Exercise data:
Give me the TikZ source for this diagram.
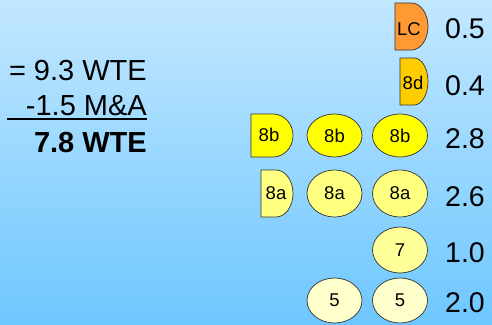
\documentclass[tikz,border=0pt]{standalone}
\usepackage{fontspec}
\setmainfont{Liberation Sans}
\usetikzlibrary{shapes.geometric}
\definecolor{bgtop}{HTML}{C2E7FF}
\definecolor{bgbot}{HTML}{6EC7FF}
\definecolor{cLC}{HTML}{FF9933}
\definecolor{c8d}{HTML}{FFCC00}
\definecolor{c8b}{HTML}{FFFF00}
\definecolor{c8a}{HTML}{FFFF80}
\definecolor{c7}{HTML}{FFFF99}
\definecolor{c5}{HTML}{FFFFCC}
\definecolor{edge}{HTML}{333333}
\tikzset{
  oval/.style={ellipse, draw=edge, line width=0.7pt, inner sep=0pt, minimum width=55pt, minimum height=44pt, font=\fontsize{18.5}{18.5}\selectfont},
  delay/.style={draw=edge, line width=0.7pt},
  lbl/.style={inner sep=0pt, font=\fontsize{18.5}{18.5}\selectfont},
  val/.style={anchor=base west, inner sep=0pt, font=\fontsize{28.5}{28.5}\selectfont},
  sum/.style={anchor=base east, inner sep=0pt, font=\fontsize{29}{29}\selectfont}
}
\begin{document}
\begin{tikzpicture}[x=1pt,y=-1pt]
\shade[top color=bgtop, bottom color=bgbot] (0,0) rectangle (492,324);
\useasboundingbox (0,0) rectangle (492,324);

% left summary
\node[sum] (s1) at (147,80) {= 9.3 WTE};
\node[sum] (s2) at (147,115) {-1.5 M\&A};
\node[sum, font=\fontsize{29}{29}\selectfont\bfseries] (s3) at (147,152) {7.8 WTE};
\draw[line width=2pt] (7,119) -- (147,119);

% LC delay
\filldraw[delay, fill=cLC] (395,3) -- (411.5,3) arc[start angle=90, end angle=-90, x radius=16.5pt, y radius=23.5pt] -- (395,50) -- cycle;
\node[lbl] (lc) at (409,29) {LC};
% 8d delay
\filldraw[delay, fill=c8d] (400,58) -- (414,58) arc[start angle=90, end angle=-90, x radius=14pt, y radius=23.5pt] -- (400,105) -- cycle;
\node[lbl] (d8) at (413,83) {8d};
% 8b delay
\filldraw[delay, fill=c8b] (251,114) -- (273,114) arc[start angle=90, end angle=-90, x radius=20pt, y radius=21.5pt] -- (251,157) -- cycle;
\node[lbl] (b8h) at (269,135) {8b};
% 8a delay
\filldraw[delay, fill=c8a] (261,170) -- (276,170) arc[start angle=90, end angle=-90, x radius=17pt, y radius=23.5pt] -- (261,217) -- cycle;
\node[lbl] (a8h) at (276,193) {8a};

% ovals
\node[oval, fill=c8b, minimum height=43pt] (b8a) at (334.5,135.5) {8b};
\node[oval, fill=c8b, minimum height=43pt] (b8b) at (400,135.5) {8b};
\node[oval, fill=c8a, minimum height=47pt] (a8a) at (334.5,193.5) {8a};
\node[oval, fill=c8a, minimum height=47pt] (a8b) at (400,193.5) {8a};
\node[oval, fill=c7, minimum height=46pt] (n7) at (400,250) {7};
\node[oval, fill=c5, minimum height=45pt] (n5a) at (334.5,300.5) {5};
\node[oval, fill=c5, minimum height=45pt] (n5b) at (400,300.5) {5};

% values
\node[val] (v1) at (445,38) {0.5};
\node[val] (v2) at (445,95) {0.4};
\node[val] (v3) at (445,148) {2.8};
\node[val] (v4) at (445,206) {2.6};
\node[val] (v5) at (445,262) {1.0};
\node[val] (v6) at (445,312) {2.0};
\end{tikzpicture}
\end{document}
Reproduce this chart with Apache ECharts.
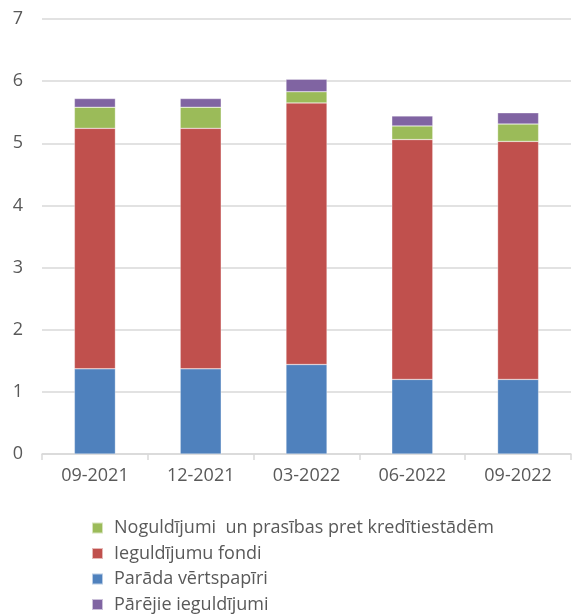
* * *
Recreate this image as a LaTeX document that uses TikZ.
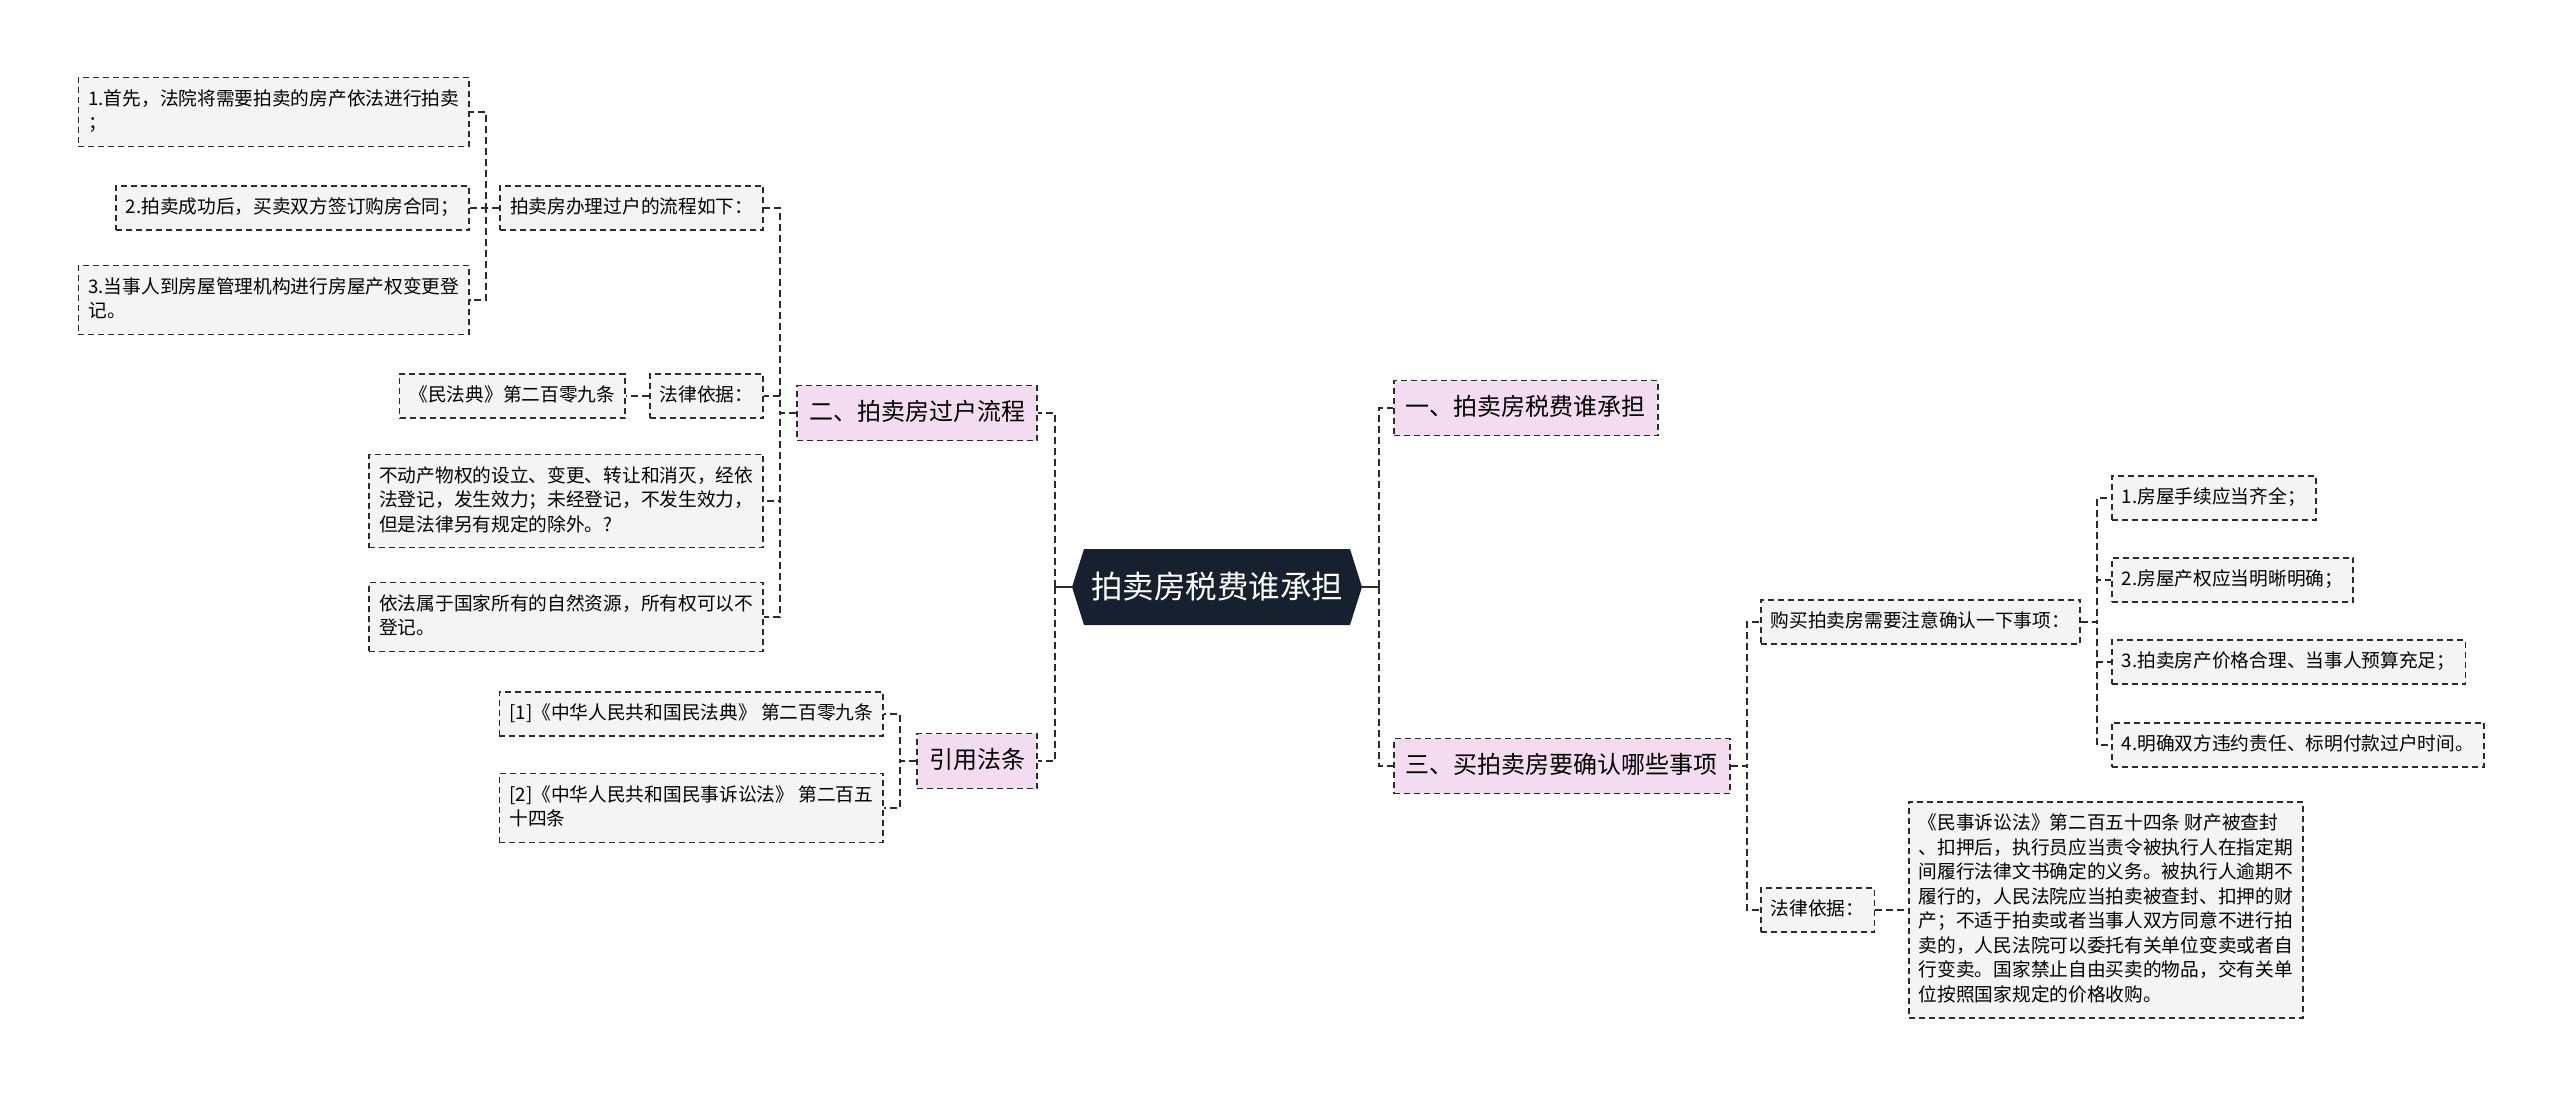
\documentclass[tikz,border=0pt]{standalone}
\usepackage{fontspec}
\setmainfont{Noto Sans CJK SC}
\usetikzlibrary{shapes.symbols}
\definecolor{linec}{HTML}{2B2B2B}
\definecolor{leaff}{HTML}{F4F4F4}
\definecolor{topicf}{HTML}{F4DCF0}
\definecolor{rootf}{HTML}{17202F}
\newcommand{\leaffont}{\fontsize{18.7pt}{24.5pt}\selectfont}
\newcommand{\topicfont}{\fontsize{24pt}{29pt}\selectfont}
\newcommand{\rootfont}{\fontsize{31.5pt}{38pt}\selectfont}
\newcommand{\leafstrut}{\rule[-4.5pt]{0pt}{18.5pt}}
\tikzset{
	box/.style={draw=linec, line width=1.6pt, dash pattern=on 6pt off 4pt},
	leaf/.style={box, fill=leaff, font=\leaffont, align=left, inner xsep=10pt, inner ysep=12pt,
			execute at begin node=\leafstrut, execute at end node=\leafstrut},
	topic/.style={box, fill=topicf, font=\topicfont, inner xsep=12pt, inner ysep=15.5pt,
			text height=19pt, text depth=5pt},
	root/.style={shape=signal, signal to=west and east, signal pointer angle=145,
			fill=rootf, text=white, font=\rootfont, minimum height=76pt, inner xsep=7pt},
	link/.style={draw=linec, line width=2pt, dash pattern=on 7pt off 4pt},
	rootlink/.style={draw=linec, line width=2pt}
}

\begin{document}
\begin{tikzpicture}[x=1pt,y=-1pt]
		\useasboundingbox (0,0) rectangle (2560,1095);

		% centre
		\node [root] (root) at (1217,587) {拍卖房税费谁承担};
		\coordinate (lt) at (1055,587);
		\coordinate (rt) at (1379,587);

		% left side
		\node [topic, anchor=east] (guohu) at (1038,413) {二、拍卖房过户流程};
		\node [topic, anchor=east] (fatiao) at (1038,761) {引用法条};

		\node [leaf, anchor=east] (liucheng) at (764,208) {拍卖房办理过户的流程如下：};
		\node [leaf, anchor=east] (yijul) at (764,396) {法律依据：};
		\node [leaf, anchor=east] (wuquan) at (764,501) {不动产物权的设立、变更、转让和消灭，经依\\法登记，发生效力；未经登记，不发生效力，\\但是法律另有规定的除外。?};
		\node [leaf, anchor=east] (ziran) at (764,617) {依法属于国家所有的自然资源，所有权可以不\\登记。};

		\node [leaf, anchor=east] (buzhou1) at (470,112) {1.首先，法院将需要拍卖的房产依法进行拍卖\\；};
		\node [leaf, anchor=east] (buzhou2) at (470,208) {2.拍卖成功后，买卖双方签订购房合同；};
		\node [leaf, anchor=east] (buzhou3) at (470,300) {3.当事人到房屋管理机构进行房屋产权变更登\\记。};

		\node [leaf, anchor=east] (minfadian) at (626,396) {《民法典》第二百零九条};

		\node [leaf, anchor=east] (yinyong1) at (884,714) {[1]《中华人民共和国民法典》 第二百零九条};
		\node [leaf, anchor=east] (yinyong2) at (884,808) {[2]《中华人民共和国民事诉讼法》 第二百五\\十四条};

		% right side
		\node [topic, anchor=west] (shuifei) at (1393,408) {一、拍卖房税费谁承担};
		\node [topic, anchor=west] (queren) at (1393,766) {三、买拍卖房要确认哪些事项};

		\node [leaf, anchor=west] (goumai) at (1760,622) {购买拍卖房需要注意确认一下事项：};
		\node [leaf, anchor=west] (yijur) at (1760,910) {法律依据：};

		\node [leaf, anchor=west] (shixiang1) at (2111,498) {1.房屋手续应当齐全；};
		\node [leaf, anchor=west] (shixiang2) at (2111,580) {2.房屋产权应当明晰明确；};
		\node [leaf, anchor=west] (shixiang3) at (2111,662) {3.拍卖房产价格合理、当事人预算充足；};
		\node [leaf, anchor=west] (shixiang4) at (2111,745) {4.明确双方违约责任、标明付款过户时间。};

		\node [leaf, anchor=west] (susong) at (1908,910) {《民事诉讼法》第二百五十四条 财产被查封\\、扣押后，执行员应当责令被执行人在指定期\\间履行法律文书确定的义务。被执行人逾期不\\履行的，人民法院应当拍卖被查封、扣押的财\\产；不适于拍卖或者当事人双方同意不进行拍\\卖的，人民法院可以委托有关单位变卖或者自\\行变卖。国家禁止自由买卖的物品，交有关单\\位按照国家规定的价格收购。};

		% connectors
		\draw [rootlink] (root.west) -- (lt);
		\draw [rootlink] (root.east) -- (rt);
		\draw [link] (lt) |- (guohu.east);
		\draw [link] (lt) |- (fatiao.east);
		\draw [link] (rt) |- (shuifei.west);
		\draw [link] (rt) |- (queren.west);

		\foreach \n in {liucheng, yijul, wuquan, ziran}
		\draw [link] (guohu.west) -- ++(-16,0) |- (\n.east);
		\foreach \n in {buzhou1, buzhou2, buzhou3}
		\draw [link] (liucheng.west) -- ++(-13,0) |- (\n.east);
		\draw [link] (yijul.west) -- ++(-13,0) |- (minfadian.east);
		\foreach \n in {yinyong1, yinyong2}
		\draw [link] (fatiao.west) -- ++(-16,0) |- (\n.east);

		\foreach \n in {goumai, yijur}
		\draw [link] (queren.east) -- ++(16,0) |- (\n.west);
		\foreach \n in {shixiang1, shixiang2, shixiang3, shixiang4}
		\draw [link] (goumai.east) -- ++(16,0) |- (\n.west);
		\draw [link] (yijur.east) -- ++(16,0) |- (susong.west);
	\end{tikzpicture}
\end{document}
==
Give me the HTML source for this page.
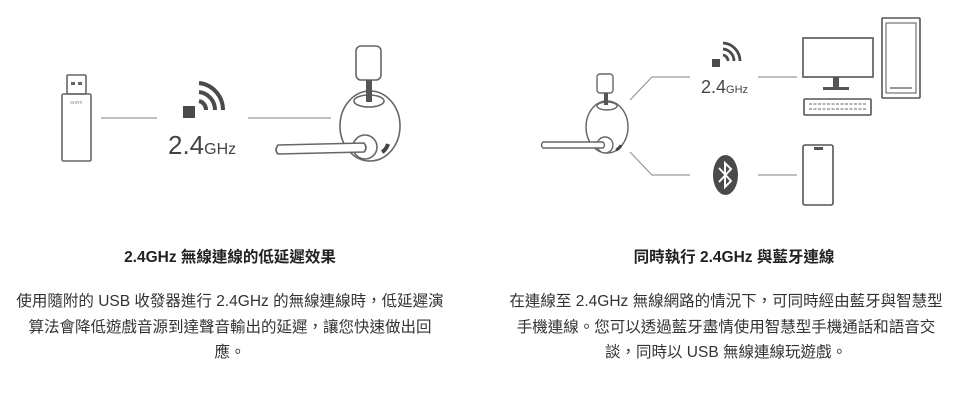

Exercise goal: Check every line of the data above for the string "this", and copy those that have it.

Correct output:
Give me the TikZ source for this diagram.
Reproduce this chart with Apache ECharts.
Recreate this image as a LaTeX document that uses TikZ.
Give me the HTML source for this page.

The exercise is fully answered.